↓↓↓
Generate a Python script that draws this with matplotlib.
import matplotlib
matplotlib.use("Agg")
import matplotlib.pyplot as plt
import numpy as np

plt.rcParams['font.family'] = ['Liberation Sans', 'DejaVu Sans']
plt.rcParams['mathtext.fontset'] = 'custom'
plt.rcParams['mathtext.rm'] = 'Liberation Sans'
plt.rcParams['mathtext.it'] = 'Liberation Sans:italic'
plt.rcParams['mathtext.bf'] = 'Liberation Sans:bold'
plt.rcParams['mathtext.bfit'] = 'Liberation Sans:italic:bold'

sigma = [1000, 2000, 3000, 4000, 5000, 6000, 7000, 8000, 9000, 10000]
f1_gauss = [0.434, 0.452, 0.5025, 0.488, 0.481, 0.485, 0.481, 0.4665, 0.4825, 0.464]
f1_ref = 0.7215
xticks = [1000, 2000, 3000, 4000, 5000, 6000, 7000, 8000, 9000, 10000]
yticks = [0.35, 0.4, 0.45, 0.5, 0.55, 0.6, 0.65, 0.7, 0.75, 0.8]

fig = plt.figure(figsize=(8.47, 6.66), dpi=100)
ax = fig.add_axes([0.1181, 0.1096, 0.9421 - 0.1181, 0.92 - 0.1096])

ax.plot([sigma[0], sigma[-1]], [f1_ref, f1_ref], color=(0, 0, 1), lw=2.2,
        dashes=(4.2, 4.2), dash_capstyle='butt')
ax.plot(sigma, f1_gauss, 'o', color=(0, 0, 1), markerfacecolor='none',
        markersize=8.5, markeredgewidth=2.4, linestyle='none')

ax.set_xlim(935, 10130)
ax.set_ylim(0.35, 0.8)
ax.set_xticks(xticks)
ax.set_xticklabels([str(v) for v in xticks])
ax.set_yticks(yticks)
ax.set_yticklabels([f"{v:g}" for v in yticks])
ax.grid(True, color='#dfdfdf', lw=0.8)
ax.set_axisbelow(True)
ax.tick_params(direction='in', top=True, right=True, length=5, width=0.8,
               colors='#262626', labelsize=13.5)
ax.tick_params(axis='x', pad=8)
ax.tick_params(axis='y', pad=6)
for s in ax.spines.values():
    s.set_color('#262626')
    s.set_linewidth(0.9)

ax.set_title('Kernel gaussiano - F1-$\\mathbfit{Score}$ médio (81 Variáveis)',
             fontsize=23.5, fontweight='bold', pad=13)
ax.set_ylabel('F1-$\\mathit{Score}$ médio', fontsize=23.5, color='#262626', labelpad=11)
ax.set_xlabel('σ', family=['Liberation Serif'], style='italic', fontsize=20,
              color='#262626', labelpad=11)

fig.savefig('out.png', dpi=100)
↑↑↑
↓↓↓
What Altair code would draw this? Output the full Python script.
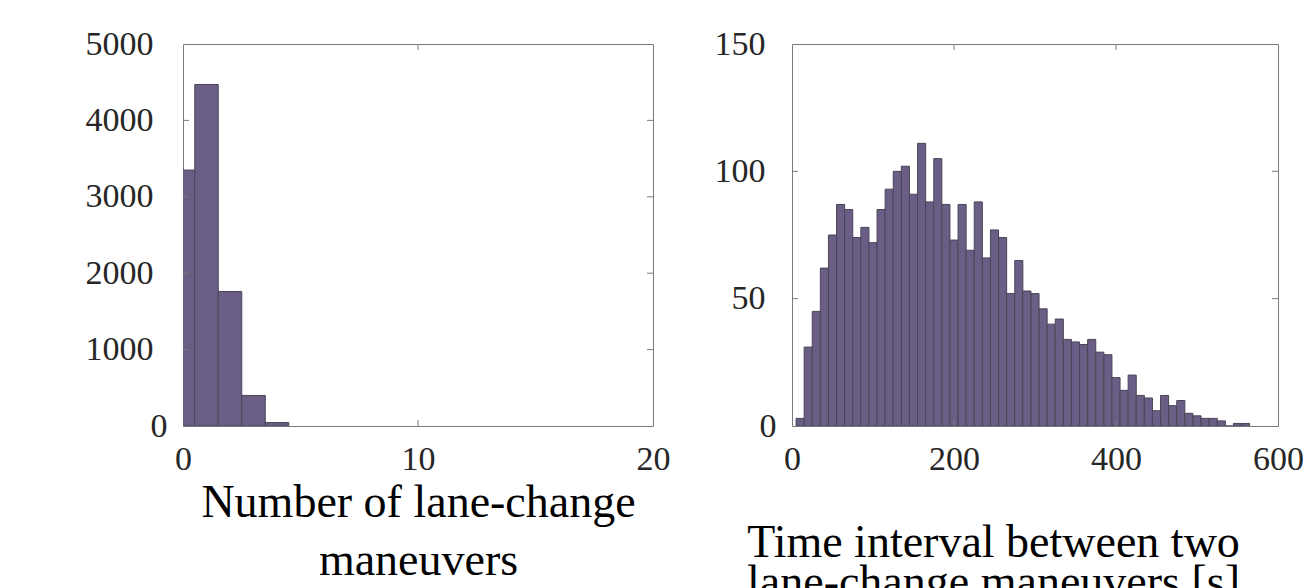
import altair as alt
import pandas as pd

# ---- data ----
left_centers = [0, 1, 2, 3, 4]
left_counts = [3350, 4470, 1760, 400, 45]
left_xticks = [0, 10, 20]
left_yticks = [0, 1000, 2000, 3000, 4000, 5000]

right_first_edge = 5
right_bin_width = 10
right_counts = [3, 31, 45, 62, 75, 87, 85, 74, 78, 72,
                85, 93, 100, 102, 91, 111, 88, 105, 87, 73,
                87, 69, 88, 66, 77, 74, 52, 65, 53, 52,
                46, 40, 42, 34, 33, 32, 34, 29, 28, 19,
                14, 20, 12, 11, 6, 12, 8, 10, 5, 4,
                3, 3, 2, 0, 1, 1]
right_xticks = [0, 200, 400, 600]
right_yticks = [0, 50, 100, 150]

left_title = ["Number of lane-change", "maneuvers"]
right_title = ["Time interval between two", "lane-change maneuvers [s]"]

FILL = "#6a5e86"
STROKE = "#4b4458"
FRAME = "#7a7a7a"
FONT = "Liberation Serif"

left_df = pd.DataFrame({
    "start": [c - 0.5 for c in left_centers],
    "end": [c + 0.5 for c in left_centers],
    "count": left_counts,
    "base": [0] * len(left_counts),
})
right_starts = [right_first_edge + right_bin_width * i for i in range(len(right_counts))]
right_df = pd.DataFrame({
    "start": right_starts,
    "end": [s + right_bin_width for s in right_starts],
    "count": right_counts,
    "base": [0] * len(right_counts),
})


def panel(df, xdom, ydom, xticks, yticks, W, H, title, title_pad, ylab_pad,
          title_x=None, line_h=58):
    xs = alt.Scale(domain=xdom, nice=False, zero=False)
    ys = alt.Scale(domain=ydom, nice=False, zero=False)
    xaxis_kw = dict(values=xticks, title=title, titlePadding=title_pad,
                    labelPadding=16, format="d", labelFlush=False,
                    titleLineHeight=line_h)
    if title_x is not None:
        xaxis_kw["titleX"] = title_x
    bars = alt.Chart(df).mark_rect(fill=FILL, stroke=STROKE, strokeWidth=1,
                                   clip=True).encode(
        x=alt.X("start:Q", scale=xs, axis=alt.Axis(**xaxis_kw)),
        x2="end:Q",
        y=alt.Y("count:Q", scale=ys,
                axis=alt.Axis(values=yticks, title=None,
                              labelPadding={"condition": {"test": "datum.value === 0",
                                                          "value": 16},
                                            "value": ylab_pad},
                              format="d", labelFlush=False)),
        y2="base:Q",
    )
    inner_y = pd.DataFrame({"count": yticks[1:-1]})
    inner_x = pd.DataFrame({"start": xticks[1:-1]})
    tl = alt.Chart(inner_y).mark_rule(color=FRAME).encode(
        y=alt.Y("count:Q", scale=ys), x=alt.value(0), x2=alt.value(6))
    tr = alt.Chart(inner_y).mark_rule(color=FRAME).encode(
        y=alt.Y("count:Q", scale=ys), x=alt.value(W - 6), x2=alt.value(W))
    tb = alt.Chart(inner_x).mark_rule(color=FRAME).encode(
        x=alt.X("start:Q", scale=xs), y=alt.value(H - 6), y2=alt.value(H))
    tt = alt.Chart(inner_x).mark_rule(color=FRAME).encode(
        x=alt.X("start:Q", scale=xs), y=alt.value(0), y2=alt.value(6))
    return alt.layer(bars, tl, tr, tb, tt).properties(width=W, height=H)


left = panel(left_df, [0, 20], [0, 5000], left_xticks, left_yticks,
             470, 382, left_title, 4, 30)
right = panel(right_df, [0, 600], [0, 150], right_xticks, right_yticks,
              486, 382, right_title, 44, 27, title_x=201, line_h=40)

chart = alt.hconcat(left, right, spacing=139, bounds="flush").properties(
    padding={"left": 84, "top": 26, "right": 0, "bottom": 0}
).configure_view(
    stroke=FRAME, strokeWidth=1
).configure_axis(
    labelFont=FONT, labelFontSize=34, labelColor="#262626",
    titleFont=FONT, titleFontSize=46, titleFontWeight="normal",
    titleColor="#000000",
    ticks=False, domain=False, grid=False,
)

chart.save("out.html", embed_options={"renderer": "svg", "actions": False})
↑↑↑
↓↓↓
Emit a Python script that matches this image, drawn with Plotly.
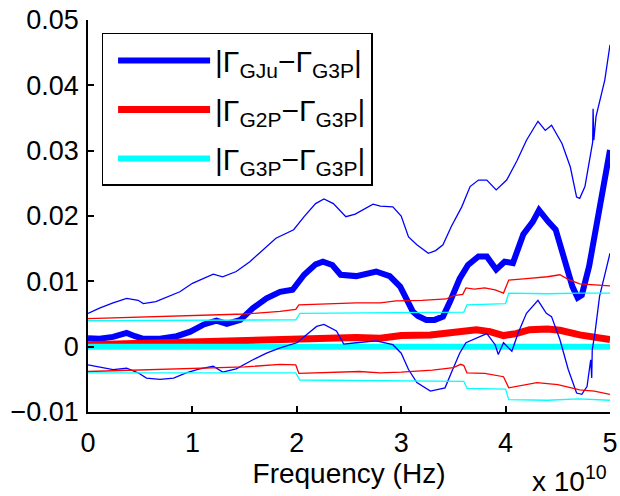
↑↑↑
* TASK TO CARRY OUT *
Everything from the line with "Generate a Python" through the line with "s.set_linewidth(0.9)", both ends included, should be repeated exactly; nothing else should appear.

* SOLUTION BELOW *
Generate a Python script that draws this with matplotlib.
import matplotlib
matplotlib.use("Agg")
import matplotlib.pyplot as plt
import numpy as np

plt.rcParams['font.family'] = ['Liberation Sans', 'DejaVu Sans']
plt.rcParams['mathtext.fontset'] = 'custom'
plt.rcParams['mathtext.rm'] = 'Liberation Sans'
plt.rcParams['mathtext.it'] = 'Liberation Sans:italic'
plt.rcParams['mathtext.bf'] = 'Liberation Sans:bold'
plt.rcParams['mathtext.bfit'] = 'Liberation Sans:italic:bold'

sigma = [1000, 2000, 3000, 4000, 5000, 6000, 7000, 8000, 9000, 10000]
f1_gauss = [0.434, 0.452, 0.5025, 0.488, 0.481, 0.485, 0.481, 0.4665, 0.4825, 0.464]
f1_ref = 0.7215
xticks = [1000, 2000, 3000, 4000, 5000, 6000, 7000, 8000, 9000, 10000]
yticks = [0.35, 0.4, 0.45, 0.5, 0.55, 0.6, 0.65, 0.7, 0.75, 0.8]

fig = plt.figure(figsize=(8.47, 6.66), dpi=100)
ax = fig.add_axes([0.1181, 0.1096, 0.9421 - 0.1181, 0.92 - 0.1096])

ax.plot([sigma[0], sigma[-1]], [f1_ref, f1_ref], color=(0, 0, 1), lw=2.2,
        dashes=(4.2, 4.2), dash_capstyle='butt')
ax.plot(sigma, f1_gauss, 'o', color=(0, 0, 1), markerfacecolor='none',
        markersize=8.5, markeredgewidth=2.4, linestyle='none')

ax.set_xlim(935, 10130)
ax.set_ylim(0.35, 0.8)
ax.set_xticks(xticks)
ax.set_xticklabels([str(v) for v in xticks])
ax.set_yticks(yticks)
ax.set_yticklabels([f"{v:g}" for v in yticks])
ax.grid(True, color='#dfdfdf', lw=0.8)
ax.set_axisbelow(True)
ax.tick_params(direction='in', top=True, right=True, length=5, width=0.8,
               colors='#262626', labelsize=13.5)
ax.tick_params(axis='x', pad=8)
ax.tick_params(axis='y', pad=6)
for s in ax.spines.values():
    s.set_color('#262626')
    s.set_linewidth(0.9)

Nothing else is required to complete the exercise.